I have a stockpile of negatives, including that of my parent's wedding. I saw a book with a CD software for scanning negatives and slides. Will this CD software and a regular scanner will do the task of scanning my negatives?

anon130021
Post 13

Easy way to scan negatives, buy an epson nx420 scanner and scan the negatives with the scanner lid open.

anon115027
Post 12

Can I get a retail store like Walmart or Calagaz to develop my film but not print pictures, then run the negatives through a negative scanner onto my computer? Will this be cheaper or will they charge me the same processing fee? Thanks

wes1569
Post 11

I am a photographer/owner of a photographic studio founded by my late father in 1939. We are having over six hundred thousand colour and black and white negatives mostly medium and large format (12x10 inches).

During the tsunami, some of these went under water, but were salvaged and restored by our loving staff. At about the same time we were in the process of turning digital from analog, and as a result we came to a state in which we were unable to print these negatives.

So we decided to find a scanner or to make one, capable of scanning large format negatives. We are now proud to announce that, although we failed in finding a scanner, we were able to make one.

With this scanner we can scan negatives up to 12x48 inches and down to 8mm, colour or black and white. Now we are in the process of scanning all our negatives, some of which are 60 years old, and are systematically arranging them in a database on our computers. A. Guneratne

anon61874
Post 8

can i use 35mm film straight from a camera into a negative scanner without processing the film first?

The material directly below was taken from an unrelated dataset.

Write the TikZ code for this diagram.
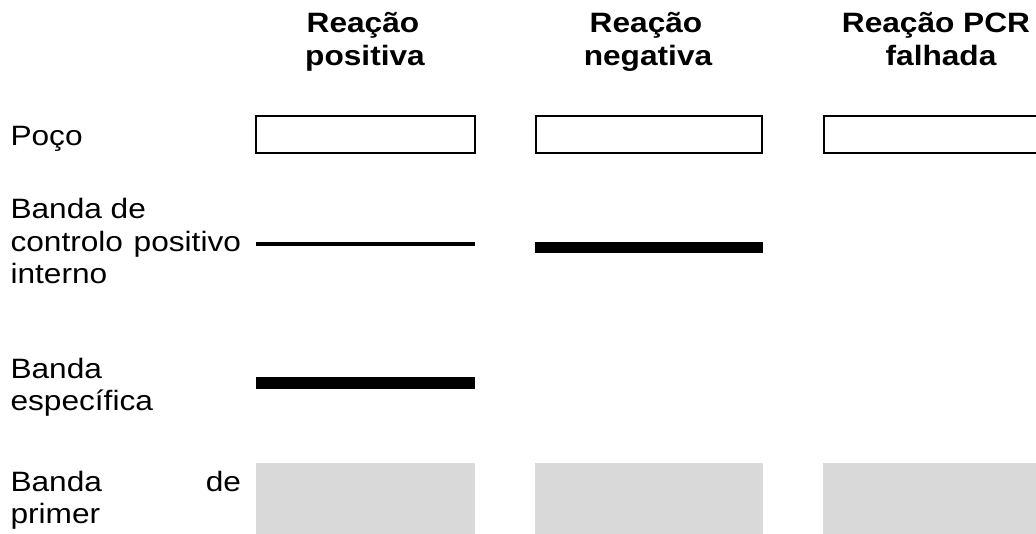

Moderator's reply: No, you can't. The film must be processed to develop the images.

anon49434
Post 6

can these scanners be used to scan from 8mm home movie film?

anon47124
Post 5

There are services that will scan negatives for you and mail the negatives back along with a DVD containing the digital files.

bird3925
Post 4

I have a lot of negatives 21/2 X 3". I would like to scan them and print to cd. What can I buy for this process?

shane
Post 3

I am looking for a scanner that will scan negatives from the early 1900's. I have negatives and photos dating back to the old tin plates and want to share them with family and friends.

thank you for u=your help

anon22394
Post 2

No, you have to get the film developed first. Right now you just have exposed film, not negatives.

Kerryn
Post 1

I have an old camera Fotonex fujifilm with the drop in cartridge type and was wondering if I have to get this developed first or can I drop as is into a negative scanner or will the light expose it?(Thinking of buying scanner as camera takes a lovely pic but lots of waste )Have just joined this site so hoping it will answer all my photo probs. Many thanks.